• EXERCISE DESCRIPTION:
Keep the pictures out of the copy and repeat the records exactly.

• SUPPLIED DATA:
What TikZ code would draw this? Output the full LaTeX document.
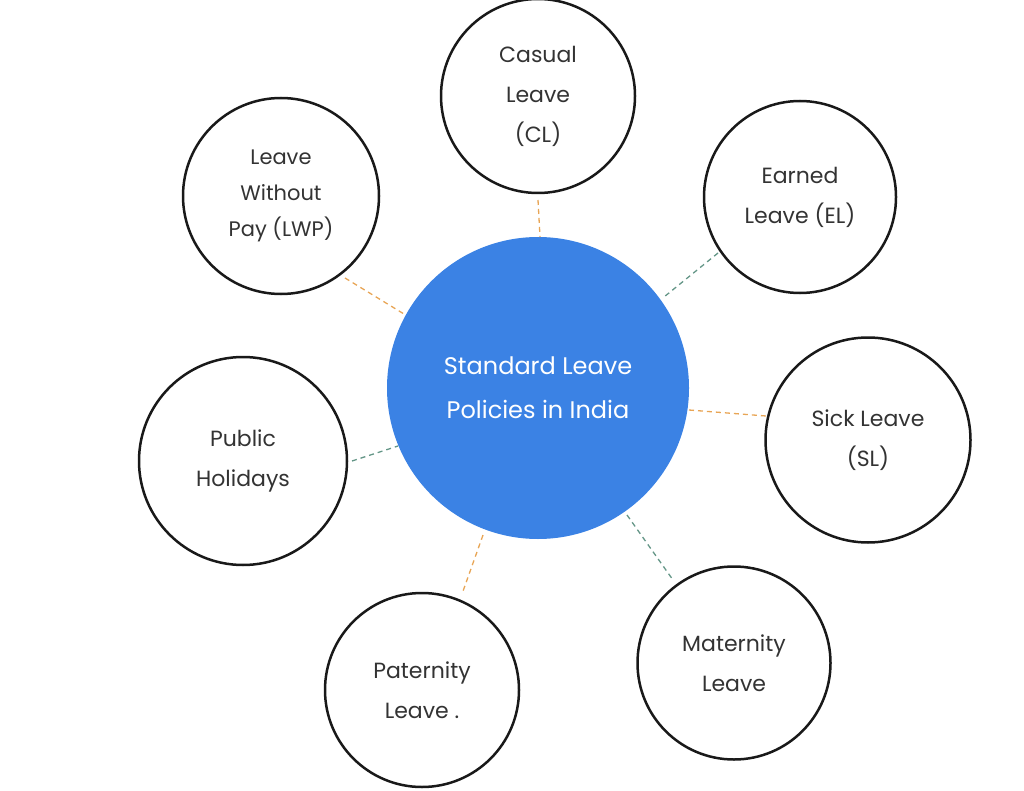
\documentclass[tikz,border=0pt]{standalone}
\usepackage{fontspec}
\setmainfont{Poppins}
\begin{document}
\begin{tikzpicture}[x=1pt,y=-1pt,
  leaf/.style={circle,draw=black!90,line width=2.5pt,align=center,text=black!80,font=\fontsize{22}{40}\selectfont},
  orange/.style={draw={rgb,255:red,232;green,165;blue,85},dashed,line width=1.3pt,dash pattern=on 5pt off 4pt},
  teal/.style={draw={rgb,255:red,100;green,150;blue,135},dashed,line width=1.3pt,dash pattern=on 5pt off 4pt}]
\definecolor{cblue}{RGB}{59,130,228}
\useasboundingbox (0,0) rectangle (1024,791);
\node[circle,fill=cblue,minimum size=302pt,inner sep=0,align=center,text=white,font=\fontsize{24}{44}\selectfont] (c) at (538,388) {Standard Leave\\Policies in India};
\node[leaf,minimum size=194pt] (cl) at (538,96) {Casual\\Leave\\(CL)};
\node[leaf,minimum size=192pt] (el) at (800,197) {Earned\\Leave (EL)};
\node[leaf,minimum size=205pt] (sl) at (868,440) {Sick Leave\\(SL)};
\node[leaf,minimum size=193pt] (ml) at (734,663) {Maternity\\Leave};
\node[leaf,minimum size=194pt] (pl) at (422,690) {Paternity\\Leave .};
\node[leaf,minimum size=208pt] (ph) at (243,461) {Public\\Holidays};
\node[leaf,minimum size=196pt,font=\fontsize{21}{36}\selectfont] (lwp) at (281,196) {Leave\\Without\\Pay (LWP)};
\coordinate (a1) at (538,200); \coordinate (a2) at (540,237);
\coordinate (b1) at (718,253); \coordinate (b2) at (664,297);
\coordinate (s1) at (689,410); \coordinate (s2) at (766,416);
\coordinate (m1) at (627,515); \coordinate (m2) at (673,580);
\coordinate (p1) at (483,535); \coordinate (p2) at (462,594);
\coordinate (h1) at (352,461); \coordinate (h2) at (398,446);
\coordinate (w1) at (345,278); \coordinate (w2) at (404,314);
\draw[orange] (a1) -- (a2);
\draw[teal] (b1) -- (b2);
\draw[orange] (s1) -- (s2);
\draw[teal] (m1) -- (m2);
\draw[orange] (p1) -- (p2);
\draw[teal] (h1) -- (h2);
\draw[orange] (w1) -- (w2);
\end{tikzpicture}
\end{document}
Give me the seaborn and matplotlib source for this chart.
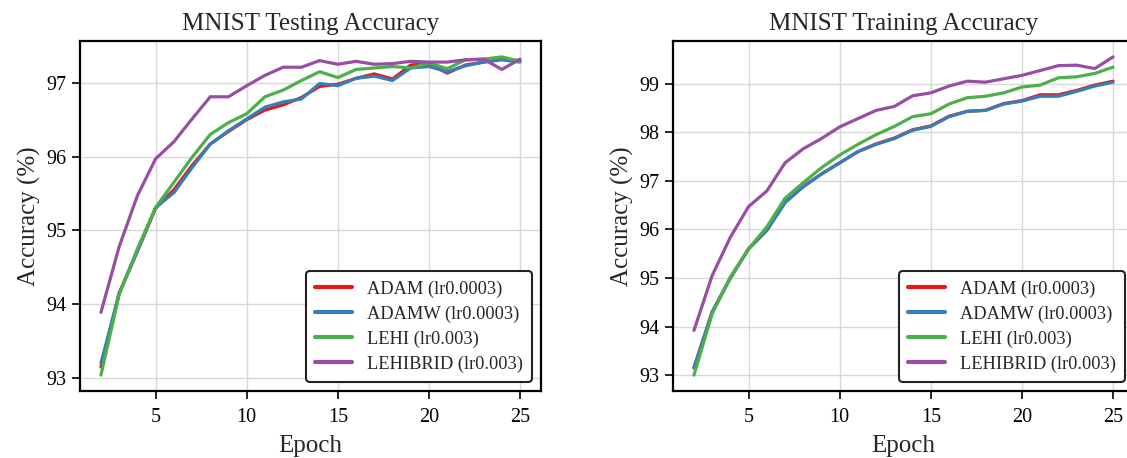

• RESPONSE:
What TikZ code would draw this? Output the full LaTeX document.
\documentclass[tikz,border=0pt]{standalone}
\usepackage{fontspec}
\setmainfont{Poppins}
\begin{document}
\begin{tikzpicture}[x=1pt,y=-1pt,
  leaf/.style={circle,draw=black!90,line width=2.5pt,align=center,text=black!80,font=\fontsize{22}{40}\selectfont},
  orange/.style={draw={rgb,255:red,232;green,165;blue,85},dashed,line width=1.3pt,dash pattern=on 5pt off 4pt},
  teal/.style={draw={rgb,255:red,100;green,150;blue,135},dashed,line width=1.3pt,dash pattern=on 5pt off 4pt}]
\definecolor{cblue}{RGB}{59,130,228}
\useasboundingbox (0,0) rectangle (1024,791);
\node[circle,fill=cblue,minimum size=302pt,inner sep=0,align=center,text=white,font=\fontsize{24}{44}\selectfont] (c) at (538,388) {Standard Leave\\Policies in India};
\node[leaf,minimum size=194pt] (cl) at (538,96) {Casual\\Leave\\(CL)};
\node[leaf,minimum size=192pt] (el) at (800,197) {Earned\\Leave (EL)};
\node[leaf,minimum size=205pt] (sl) at (868,440) {Sick Leave\\(SL)};
\node[leaf,minimum size=193pt] (ml) at (734,663) {Maternity\\Leave};
\node[leaf,minimum size=194pt] (pl) at (422,690) {Paternity\\Leave .};
\node[leaf,minimum size=208pt] (ph) at (243,461) {Public\\Holidays};
\node[leaf,minimum size=196pt,font=\fontsize{21}{36}\selectfont] (lwp) at (281,196) {Leave\\Without\\Pay (LWP)};
\coordinate (a1) at (538,200); \coordinate (a2) at (540,237);
\coordinate (b1) at (718,253); \coordinate (b2) at (664,297);
\coordinate (s1) at (689,410); \coordinate (s2) at (766,416);
\coordinate (m1) at (627,515); \coordinate (m2) at (673,580);
\coordinate (p1) at (483,535); \coordinate (p2) at (462,594);
\coordinate (h1) at (352,461); \coordinate (h2) at (398,446);
\coordinate (w1) at (345,278); \coordinate (w2) at (404,314);
\draw[orange] (a1) -- (a2);
\draw[teal] (b1) -- (b2);
\draw[orange] (s1) -- (s2);
\draw[teal] (m1) -- (m2);
\draw[orange] (p1) -- (p2);
\draw[teal] (h1) -- (h2);
\draw[orange] (w1) -- (w2);
\end{tikzpicture}
\end{document}
Give me the seaborn and matplotlib source for this chart.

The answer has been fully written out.